Nearly 300 hectares of land in the Mournes were destroyed by the flames on 23 April 2021. One of the worst hit areas was Slieve Donard, Northern Ireland’s highest mountain and a site that’s designated as a Special Area of Conservation due to the montane and dry heath, blanket bog and specialised species which thrive here.
Heather McLachlan, National Trust director for Northern Ireland and speaking on behalf of Forever Mournes said: “Our organisations have already been working together, as shown through the successful completion of the Mournes Community Renewal Through Nature Project which has produced a number of scoping studies and pieces of research to inform development of more comprehensive and coherent management approaches. There have already been some fantastic projects such as restoring woodland and upland heath in Annalong Valley and path work repair along the Glen River. The benefits of this collaboration became really clear in the aftermath of the fire two years ago, highlighting the increasing danger of wildfires due to the climate emergency.
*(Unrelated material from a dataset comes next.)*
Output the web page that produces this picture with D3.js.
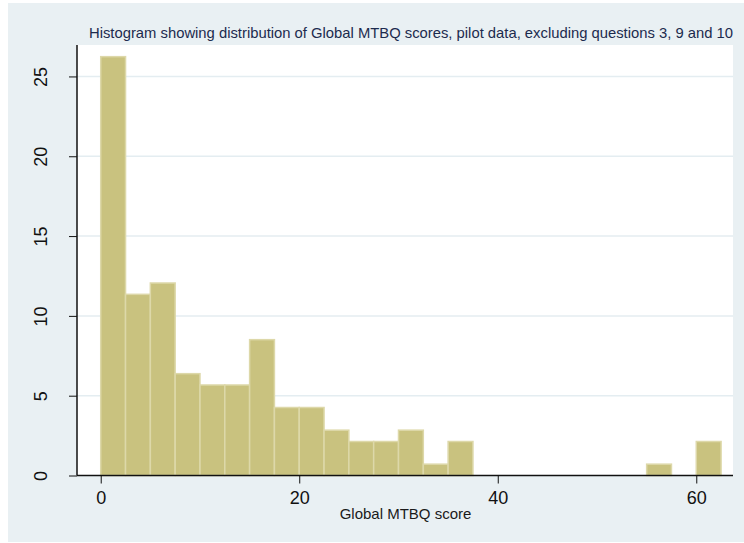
<!DOCTYPE html>
<html lang="en">
<head>
    <meta charset="UTF-8">
    <title>Histogram of Global MTBQ scores</title>
    <style>
        html, body { margin: 0; padding: 0; background: #fff; }
        svg { display: block; font-family: "Liberation Sans", Arial, sans-serif; }
        .grid line { stroke: #e4edf1; stroke-width: 1.5px; }
        .bar { fill: #c9c27f; stroke: #ddd8a9; stroke-width: 1.5px; }
        .axis path, .axis line { stroke: #111; }
        .axis text { fill: #111; font-size: 18px; }
    </style>
    <script src="https://d3js.org/d3.v7.min.js"></script>
</head>
<body>
    <div id="chart"></div>
    <script>
        // bin edges (start of each 2.5-wide bin) and percent in each bin
        const binStart = [0, 2.5, 5, 7.5, 10, 12.5, 15, 17.5, 20, 22.5, 25, 27.5, 30, 32.5,
                          35, 37.5, 40, 42.5, 45, 47.5, 50, 52.5, 55, 57.5, 60];
        const binWidth = 2.5;
        const percent = [26.24, 11.35, 12.06, 6.38, 5.67, 5.67, 8.51, 4.26, 4.26, 2.84, 2.13, 2.13, 2.84, 0.71,
                         2.13, 0, 0, 0, 0, 0, 0, 0, 0.71, 0, 2.13];
        const xTicks = [0, 20, 40, 60];
        const yTicks = [0, 5, 10, 15, 20, 25];
        const titleText = "Histogram showing distribution of Global MTBQ scores, pilot data, excluding questions 3, 9 and 10";
        const xLabel = "Global MTBQ score";

        const width = 744, height = 543;
        const plot = { left: 77, right: 733, top: 45, bottom: 475.5 };

        const svg = d3.select("#chart").append("svg")
            .attr("width", width)
            .attr("height", height);

        // outer graph region
        svg.append("rect")
            .attr("x", 8).attr("y", 3)
            .attr("width", width - 8).attr("height", height - 4)
            .attr("fill", "#e9f0f3");

        // plot region
        svg.append("rect")
            .attr("x", plot.left).attr("y", plot.top)
            .attr("width", plot.right - plot.left).attr("height", plot.bottom - plot.top)
            .attr("fill", "#fff");

        const x = d3.scaleLinear().domain([-2.39, 63.7]).range([plot.left, plot.right]);
        const y = d3.scaleLinear().domain([0, 26.97]).range([plot.bottom, plot.top]);

        // horizontal grid lines
        svg.append("g").attr("class", "grid")
            .selectAll("line")
            .data(yTicks.filter(d => d > 0))
            .enter().append("line")
            .attr("x1", plot.left).attr("x2", plot.right)
            .attr("y1", d => y(d)).attr("y2", d => y(d));

        // bars
        const bins = binStart.map((s, i) => ({ x0: s, x1: s + binWidth, v: percent[i] }));
        svg.append("g")
            .selectAll("rect")
            .data(bins.filter(d => d.v > 0))
            .enter().append("rect")
            .attr("class", "bar")
            .attr("x", d => x(d.x0))
            .attr("width", d => x(d.x1) - x(d.x0))
            .attr("y", d => y(d.v))
            .attr("height", d => y(0) - y(d.v));

        // axes
        const xAxis = svg.append("g").attr("class", "axis")
            .attr("transform", `translate(0,${plot.bottom})`)
            .call(d3.axisBottom(x).tickValues(xTicks).tickSize(8).tickPadding(8).tickFormat(d3.format("d")));
        xAxis.select(".domain").attr("d", `M${plot.left},0H${plot.right}`).attr("stroke-width", 1.5);

        const yAxis = svg.append("g").attr("class", "axis")
            .attr("transform", `translate(${plot.left},0)`)
            .call(d3.axisLeft(y).tickValues(yTicks).tickSize(8).tickFormat(d3.format("d")));
        yAxis.select(".domain").attr("d", `M0,${plot.top}V${plot.bottom}`).attr("stroke-width", 1.5);
        yAxis.selectAll(".tick text")
            .attr("x", null).attr("dy", null)
            .attr("text-anchor", "middle")
            .attr("transform", "translate(-30,0) rotate(-90)")
            .attr("y", 0);

        // title
        svg.append("text")
            .attr("x", 89).attr("y", 38)
            .attr("fill", "#1c2b4e")
            .style("font-size", "14.8px")
            .text(titleText);

        // x axis label
        svg.append("text")
            .attr("x", 405.5).attr("y", 519)
            .attr("text-anchor", "middle")
            .attr("fill", "#1a1a1a")
            .style("font-size", "15px")
            .text(xLabel);
    </script>
</body>
</html>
“We’re excited to have reached this really important milestone in caring for the Mournes as we formalise our commitment to work together and with others to develop a long-term vision for the area, looking at land use, visitor management and infrastructure management to tackle the emerging challenges of a changing climate.
“We want the Mournes to be an inspirational example of sustainable development in action, a place where a sustainable and prosperous economy, world class outdoor recreation, visitor experiences, educational experiences and vibrant communities all come together to sustain and restore the spectacular landscape, its wildlife and natural and cultural heritage. Local people, visitors and the many organisations working in the Mournes or have a contribution to make to it, must be united in achieving this.”
The fire has had a devastating and lasting impact on the surrounding environment which is a precious and scientifically important area, home to a rich variety of wildlife and habitats that need care. The National Trust has been involved in wildfire recovery since 2021 and thanks to funding from Department of Agriculture, Environment and Rural Affairs (DAERA), and support from partners in Forever Mournes further progress will be able to be made to restore the landscape.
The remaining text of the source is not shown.